We were involved in a project trying to understand the impact of a new school board program. The program was intended to reduce LGBTQ+ bullying and improve the inclusive climate within the schools. The boards wanted to know how much improvement we saw in LGBTQ+ students feeling comfortable at their schools. This is a great outcome to study, but they initially crafted their research question like this: “Do LGTBQ+ students now feel better about school?”.
At first glance, this is a fine research question. It aims to be equitable and inclusive, but it’s actually problematic. It frames the research around changing the students’ feelings rather than around changing the school environment. Feeling negatively about an environment that is hostile towards you is a healthy, appropriate feeling that the students might have. We were trying to directly accomplish a change in our school environment, with an outcome of increasing student comfort. This was always what they meant, it just wasn’t well reflected in the research framing. We needed to craft a question where the responsibility for the ‘success’ or ‘failure’ of the program was in the most equitable place.

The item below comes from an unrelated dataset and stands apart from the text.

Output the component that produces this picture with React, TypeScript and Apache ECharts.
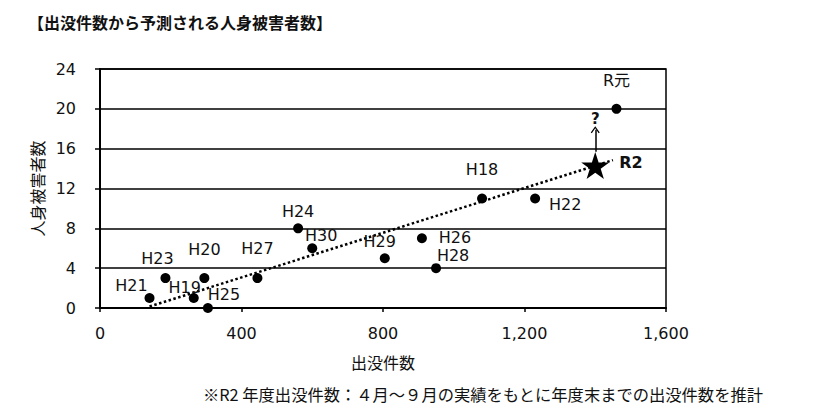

In this project we went with: “Has the school environment become less hostile to LGBTQ+ students?”
At We All Count, we like to think of the different variables involved in a project as puzzle pieces that can fit together well, poorly, or not at all. When we design research questions we try to decide which piece to rotate, shift or swap out to see improvement or ‘positive change’. Choosing which piece to study is easy when you ask ‘What’s the most equitable piece to adjust?’.
Consider the research question from another project: “What factors and trends are causing the vulnerable Indigenous children in Australia to have poor health outcomes relating to burns?” Is this an equitable research question or world view? The expectation that indigenous populations change to adjust to ‘the system’ rather than the other way around reflects a common colonial worldview and reinforces an underlying assumption that non-indigenous people ‘figured out’ how to use a system rather than the reality in which that system was constructed specifically to work for them. Acknowledging this allowed the question to be reframed to examine how the healthcare system better supported white children with burns and how that effectiveness could be extended and altered to serve a more inclusive group. The researchers in this case changed the research question to be “How can an understanding of the ways in which healthcare systems produce advantage and positive health outcomes for white Australians help improve Indigenous healthcare.”

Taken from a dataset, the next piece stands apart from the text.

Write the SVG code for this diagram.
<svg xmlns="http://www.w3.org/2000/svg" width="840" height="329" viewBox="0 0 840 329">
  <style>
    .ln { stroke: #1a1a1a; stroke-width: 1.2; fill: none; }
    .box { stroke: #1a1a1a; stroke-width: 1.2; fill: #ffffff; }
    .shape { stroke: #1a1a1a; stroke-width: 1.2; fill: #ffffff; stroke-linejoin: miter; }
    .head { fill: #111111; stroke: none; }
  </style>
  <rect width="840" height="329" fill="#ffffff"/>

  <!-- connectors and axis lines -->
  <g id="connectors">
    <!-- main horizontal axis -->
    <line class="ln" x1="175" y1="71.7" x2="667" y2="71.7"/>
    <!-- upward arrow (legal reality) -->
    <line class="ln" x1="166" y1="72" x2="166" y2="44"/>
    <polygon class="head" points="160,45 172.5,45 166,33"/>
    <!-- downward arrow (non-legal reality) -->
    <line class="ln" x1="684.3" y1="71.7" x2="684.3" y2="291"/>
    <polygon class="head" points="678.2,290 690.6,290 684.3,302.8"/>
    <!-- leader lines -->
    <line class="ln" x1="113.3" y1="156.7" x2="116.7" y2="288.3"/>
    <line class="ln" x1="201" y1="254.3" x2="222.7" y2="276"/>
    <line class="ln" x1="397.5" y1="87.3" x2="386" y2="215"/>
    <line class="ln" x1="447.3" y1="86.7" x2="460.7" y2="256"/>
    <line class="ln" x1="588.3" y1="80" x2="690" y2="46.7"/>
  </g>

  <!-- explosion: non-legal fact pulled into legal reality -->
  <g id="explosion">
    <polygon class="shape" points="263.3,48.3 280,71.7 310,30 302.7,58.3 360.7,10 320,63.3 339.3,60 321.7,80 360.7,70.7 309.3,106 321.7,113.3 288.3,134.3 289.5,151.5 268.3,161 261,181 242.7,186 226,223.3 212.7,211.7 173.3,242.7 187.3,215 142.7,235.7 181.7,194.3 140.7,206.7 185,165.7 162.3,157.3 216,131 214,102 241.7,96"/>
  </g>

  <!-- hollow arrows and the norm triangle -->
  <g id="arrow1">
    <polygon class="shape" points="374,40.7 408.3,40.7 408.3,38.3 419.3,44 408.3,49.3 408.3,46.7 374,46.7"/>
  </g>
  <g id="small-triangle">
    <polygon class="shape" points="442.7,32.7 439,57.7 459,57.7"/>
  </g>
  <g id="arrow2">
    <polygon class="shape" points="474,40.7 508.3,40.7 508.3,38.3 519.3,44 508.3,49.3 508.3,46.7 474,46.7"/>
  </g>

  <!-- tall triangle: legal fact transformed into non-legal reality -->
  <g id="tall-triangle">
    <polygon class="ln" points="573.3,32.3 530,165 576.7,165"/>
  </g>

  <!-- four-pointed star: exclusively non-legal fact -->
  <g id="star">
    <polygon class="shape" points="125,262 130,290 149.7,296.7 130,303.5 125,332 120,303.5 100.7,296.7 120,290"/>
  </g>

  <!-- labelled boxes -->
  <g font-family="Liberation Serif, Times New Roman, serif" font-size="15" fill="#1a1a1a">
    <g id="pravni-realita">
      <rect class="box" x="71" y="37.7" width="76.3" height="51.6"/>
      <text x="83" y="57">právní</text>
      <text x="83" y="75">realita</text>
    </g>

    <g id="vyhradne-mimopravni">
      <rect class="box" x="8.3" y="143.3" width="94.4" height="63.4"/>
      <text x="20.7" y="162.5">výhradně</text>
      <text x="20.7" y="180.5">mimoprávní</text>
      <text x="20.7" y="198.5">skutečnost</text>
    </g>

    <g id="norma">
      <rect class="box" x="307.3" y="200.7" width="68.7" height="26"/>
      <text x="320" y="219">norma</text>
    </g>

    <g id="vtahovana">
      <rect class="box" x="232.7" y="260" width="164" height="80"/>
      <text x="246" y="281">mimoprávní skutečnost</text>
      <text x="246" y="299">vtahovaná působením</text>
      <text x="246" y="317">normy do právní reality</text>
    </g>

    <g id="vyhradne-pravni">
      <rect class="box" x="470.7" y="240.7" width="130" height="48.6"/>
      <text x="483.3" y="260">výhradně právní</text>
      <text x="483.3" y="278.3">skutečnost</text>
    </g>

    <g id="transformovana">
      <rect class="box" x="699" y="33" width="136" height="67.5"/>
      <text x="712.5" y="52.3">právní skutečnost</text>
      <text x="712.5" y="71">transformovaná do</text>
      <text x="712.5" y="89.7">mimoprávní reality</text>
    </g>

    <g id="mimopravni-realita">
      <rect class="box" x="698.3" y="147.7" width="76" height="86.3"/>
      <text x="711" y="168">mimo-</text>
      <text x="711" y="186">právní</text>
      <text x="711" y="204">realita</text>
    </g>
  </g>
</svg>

Lastly, examine the research question: “How can we keep Hispanic boys from being expelled from our schools at a higher rate than non-Hispanic boys?”. This question arose out of another school district project aimed at reducing the rate of expulsion of a specific group of young men. At the outset of the project Hispanic boys and their community of parents were understandably resistant to the study. The question made it seem like there was something wrong with the Hispanic boys.
When the question became “What processes in our school are most strongly related with pushing out Hispanic boys?” and “What school characteristics are most strongly related with creating environments that encourage Hispanic boys to fulfill pre existing desires to remain in school?” the project suddenly saw broad support, was able to change methodologies and get more participatory engagement – so changing research questions isn’t just about the analysis stage, it fundamentally affects your entire project. In this example, it was always the school’s intention to change rather than dismiss the attitudes, habits and goals of any of their students, it just wasn’t coming through in the research question. Make sure that your research questions are embedded with the equity that you are trying to foster!